── SOURCE MATERIAL

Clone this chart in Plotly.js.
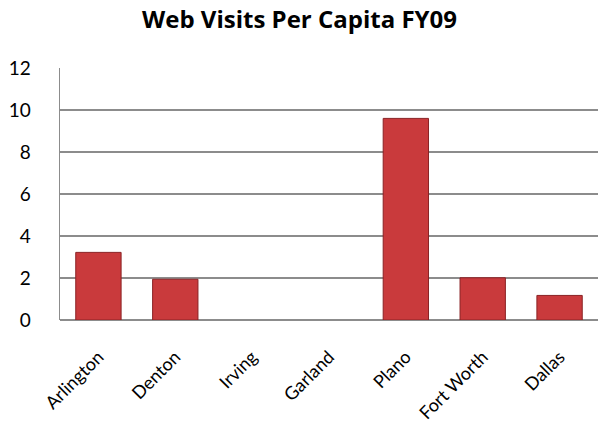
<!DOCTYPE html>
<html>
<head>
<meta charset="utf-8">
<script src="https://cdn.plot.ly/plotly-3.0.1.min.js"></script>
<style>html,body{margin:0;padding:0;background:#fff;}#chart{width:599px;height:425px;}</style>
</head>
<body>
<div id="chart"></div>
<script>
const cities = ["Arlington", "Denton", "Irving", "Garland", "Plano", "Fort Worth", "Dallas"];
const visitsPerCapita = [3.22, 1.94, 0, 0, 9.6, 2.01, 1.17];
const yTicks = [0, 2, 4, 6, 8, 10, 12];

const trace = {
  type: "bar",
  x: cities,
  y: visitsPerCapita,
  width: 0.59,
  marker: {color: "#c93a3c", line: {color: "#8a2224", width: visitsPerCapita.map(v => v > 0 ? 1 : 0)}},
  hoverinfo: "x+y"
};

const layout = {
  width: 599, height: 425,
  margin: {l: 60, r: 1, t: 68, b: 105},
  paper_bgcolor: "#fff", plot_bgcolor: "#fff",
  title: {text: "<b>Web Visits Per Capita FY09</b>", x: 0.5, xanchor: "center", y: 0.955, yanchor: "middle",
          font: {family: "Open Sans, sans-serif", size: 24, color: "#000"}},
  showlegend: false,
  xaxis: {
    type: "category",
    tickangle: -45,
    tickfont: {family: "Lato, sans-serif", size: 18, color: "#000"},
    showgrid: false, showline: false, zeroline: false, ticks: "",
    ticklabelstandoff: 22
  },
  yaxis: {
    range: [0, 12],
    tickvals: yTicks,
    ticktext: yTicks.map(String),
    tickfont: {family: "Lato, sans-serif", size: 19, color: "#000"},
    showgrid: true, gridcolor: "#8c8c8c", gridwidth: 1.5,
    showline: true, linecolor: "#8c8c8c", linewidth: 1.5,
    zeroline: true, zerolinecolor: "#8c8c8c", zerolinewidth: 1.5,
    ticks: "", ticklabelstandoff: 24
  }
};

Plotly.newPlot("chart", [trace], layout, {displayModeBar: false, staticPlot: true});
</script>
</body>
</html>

────

> YOUR TASK: Copy the data word for word. Pictures do not go in the copy.

> RESULT FOR THIS EXERCISE:
Clone this chart in Plotly.js.
<!DOCTYPE html>
<html>
<head>
<meta charset="utf-8">
<script src="https://cdn.plot.ly/plotly-3.0.1.min.js"></script>
<style>html,body{margin:0;padding:0;background:#fff;}#chart{width:599px;height:425px;}</style>
</head>
<body>
<div id="chart"></div>
<script>
const cities = ["Arlington", "Denton", "Irving", "Garland", "Plano", "Fort Worth", "Dallas"];
const visitsPerCapita = [3.22, 1.94, 0, 0, 9.6, 2.01, 1.17];
const yTicks = [0, 2, 4, 6, 8, 10, 12];

const trace = {
  type: "bar",
  x: cities,
  y: visitsPerCapita,
  width: 0.59,
  marker: {color: "#c93a3c", line: {color: "#8a2224", width: visitsPerCapita.map(v => v > 0 ? 1 : 0)}},
  hoverinfo: "x+y"
};

const layout = {
  width: 599, height: 425,
  margin: {l: 60, r: 1, t: 68, b: 105},
  paper_bgcolor: "#fff", plot_bgcolor: "#fff",
  title: {text: "<b>Web Visits Per Capita FY09</b>", x: 0.5, xanchor: "center", y: 0.955, yanchor: "middle",
          font: {family: "Open Sans, sans-serif", size: 24, color: "#000"}},
  showlegend: false,
  xaxis: {
    type: "category",
    tickangle: -45,
    tickfont: {family: "Lato, sans-serif", size: 18, color: "#000"},
    showgrid: false, showline: false, zeroline: false, ticks: "",
    ticklabelstandoff: 22
  },
  yaxis: {
    range: [0, 12],
    tickvals: yTicks,
    ticktext: yTicks.map(String),
    tickfont: {family: "Lato, sans-serif", size: 19, color: "#000"},
    showgrid: true, gridcolor: "#8c8c8c", gridwidth: 1.5,
    showline: true, linecolor: "#8c8c8c", linewidth: 1.5,
    zeroline: true, zerolinecolor: "#8c8c8c", zerolinewidth: 1.5,
    ticks: "", ticklabelstandoff: 24
  }
};

Plotly.newPlot("chart", [trace], layout, {displayModeBar: false, staticPlot: true});
</script>
</body>
</html>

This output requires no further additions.